My two cents,
First, an intuitive understanding of the transformer encoder: Given (batch, horizon, features)
, the attention mechanism tries to find a weighted linear combination of the projected features
. The resulting weights are learned via attention scores obtained by operating between features
, over each horizon
. The FFN layer that comes next should be a linear combination of values within features
.
Coming to EinsumDense
by way of example we have two tensors:
a: Data (your input tensor to EinsumDense
)
b: Weights (EinsumDense
's internal weights tensor)
# create random data in a 3D tensor
a = tf.random.uniform(minval=1, maxval=3, shape=(1,2,3), dtype=tf.int32)
# [[[1, 2, 2],
# [2, 2, 1]]]
shf,h->shf:
This just scales the individual features.
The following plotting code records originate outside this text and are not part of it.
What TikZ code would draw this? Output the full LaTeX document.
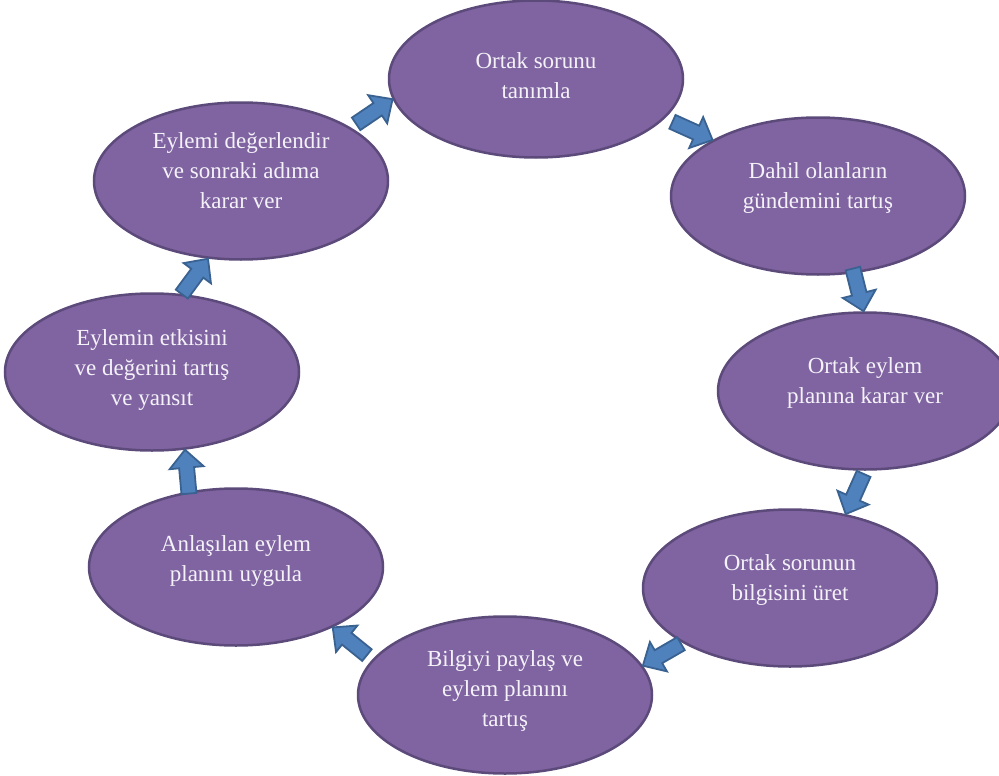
\documentclass[tikz,border=0pt]{standalone}
\usepackage{fontspec}
\setmainfont{Liberation Serif}
\usetikzlibrary{shapes.geometric,calc}

\definecolor{stagefill}{HTML}{8064A2}
\definecolor{stageline}{HTML}{5C4A7A}
\definecolor{stagetext}{HTML}{F4F2F8}
\definecolor{arrowfill}{HTML}{4F81BD}
\definecolor{arrowline}{HTML}{3A6291}

% block arrow: #1 gives the direction of the tail, #2 is the tip
\newcommand{\cyclearrow}[2]{%
  \coordinate (tip) at (#2);
  \coordinate (tail) at ($(tip)!44pt!(#1)$);
  \coordinate (neck) at ($(tip)!18pt!(tail)$);
  \filldraw[arrowbody] ($(tail)!7.5pt!90:(tip)$) -- ($(neck)!7.5pt!90:(tip)$)
    -- ($(neck)!17pt!90:(tip)$) -- (tip) -- ($(neck)!17pt!-90:(tip)$)
    -- ($(neck)!7.5pt!-90:(tip)$) -- ($(tail)!7.5pt!-90:(tip)$) -- cycle;
}

\begin{document}
\begin{tikzpicture}[x=1pt,y=-1pt,
    stage/.style={ellipse, draw=stageline, fill=stagefill, line width=2.5pt,
      minimum width=294pt, minimum height=157pt, inner sep=0pt},
    caption/.style={align=center, text=stagetext, inner sep=0pt,
      font=\fontsize{23}{30}\selectfont},
    arrowbody/.style={fill=arrowfill, draw=arrowline, line width=1.8pt}]
    \fill[white] (0,0) rectangle (999,776);
    \useasboundingbox (0,0) rectangle (999,776);

    \node[stage] (e1) at (536,79) {};
    \node[stage] (e2) at (818,196) {};
    \node[stage] (e3) at (865,391) {};
    \node[stage] (e4) at (790,588) {};
    \node[stage] (e5) at (505,695) {};
    \node[stage] (e6) at (236,567) {};
    \node[stage] (e7) at (152,372) {};
    \node[stage] (e8) at (241,181) {};

    \node[caption] (t1) at ([yshift=3pt]e1.center) {Ortak sorunu\\tanımla};
    \node[caption] (t2) at ([yshift=8pt]e2.center) {Dahil olanların\\gündemini tartış};
    \node[caption] (t3) at ([yshift=8pt]e3.center) {Ortak eylem\\planına karar ver};
    \node[caption] (t4) at ([yshift=8pt]e4.center) {Ortak sorunun\\bilgisini üret};
    \node[caption] (t5) at ([yshift=4pt]e5.center) {Bilgiyi paylaş ve\\eylem planını\\tartış};
    \node[caption] (t6) at ([yshift=6pt]e6.center) {Anlaşılan eylem\\planını uygula};
    \node[caption] (t7) at ([yshift=2pt]e7.center) {Eylemin etkisini\\ve değerini tartış\\ve yansıt};
    \node[caption] (t8) at ([yshift=10pt]e8.center) {Eylemi değerlendir\\ve sonraki adıma\\karar ver};

    \cyclearrow{e8.26}{e1.188}
    \cyclearrow{e1.343}{e2.152}
    \cyclearrow{e2.295}{e3.91}
    \cyclearrow{e3.270}{e4.53}
    \cyclearrow{e4.207}{e5.12}
    \cyclearrow{e5.165}{e6.328}
    \cyclearrow{e6.122}{e7.293}
    \cyclearrow{e7.69}{e8.247}
\end{tikzpicture}
\end{document}
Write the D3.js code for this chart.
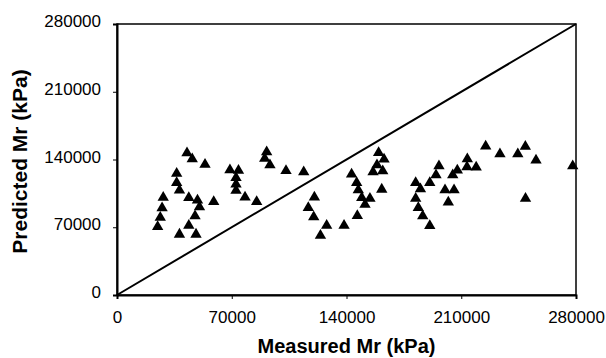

b = tf.random.uniform(minval=2, maxval=4, shape=(2,), dtype=tf.int32)
# [3, 2]
tf.einsum('shf,h->shf', a, b)
# [[[3, 6, 6], #1st feature is scaled with 3
# [4, 4, 2]]]] #2nd feature is scaled with 2
shf,hz->shz: This does a linear combination within
features
b = tf.random.uniform(minval=2, maxval=4, shape=(2,6), dtype=tf.int32)
# [[3, 3, 3, 3, 3, 3],
# [2, 2, 2, 3, 2, 3]]
tf.einsum('shf,hz->shz', a, b)
# [[[15, 15, 15, 15, 15, 15],
# [10, 10, 10, 15, 10, 15]]]
# every value is a linear combination of the first feature [1, 2, 2] with b. The first value is sum([1,2,2]*3)
The above two resembles the transformer encoder
architecture, with a feature scaling layer. And the output structure is preserved (batch, H, F)
shf,hfyz->syz: This does both between
features and within
features combination.
b = tf.random.uniform(minval=2, maxval=4, shape=(2,3,4,5), dtype=tf.int32)
tf.einsum('shf,hfyz->syz', a,b)
# each element output `(i,j)` is a dot product of a and b[:,:,i,j]
# first element is tf.reduce_sum(a*b[:,:,0,0])
Here the output (s,y,z), y doesnt correspond to horizon
and z doesn't correspond to features
, but a combination of values between them.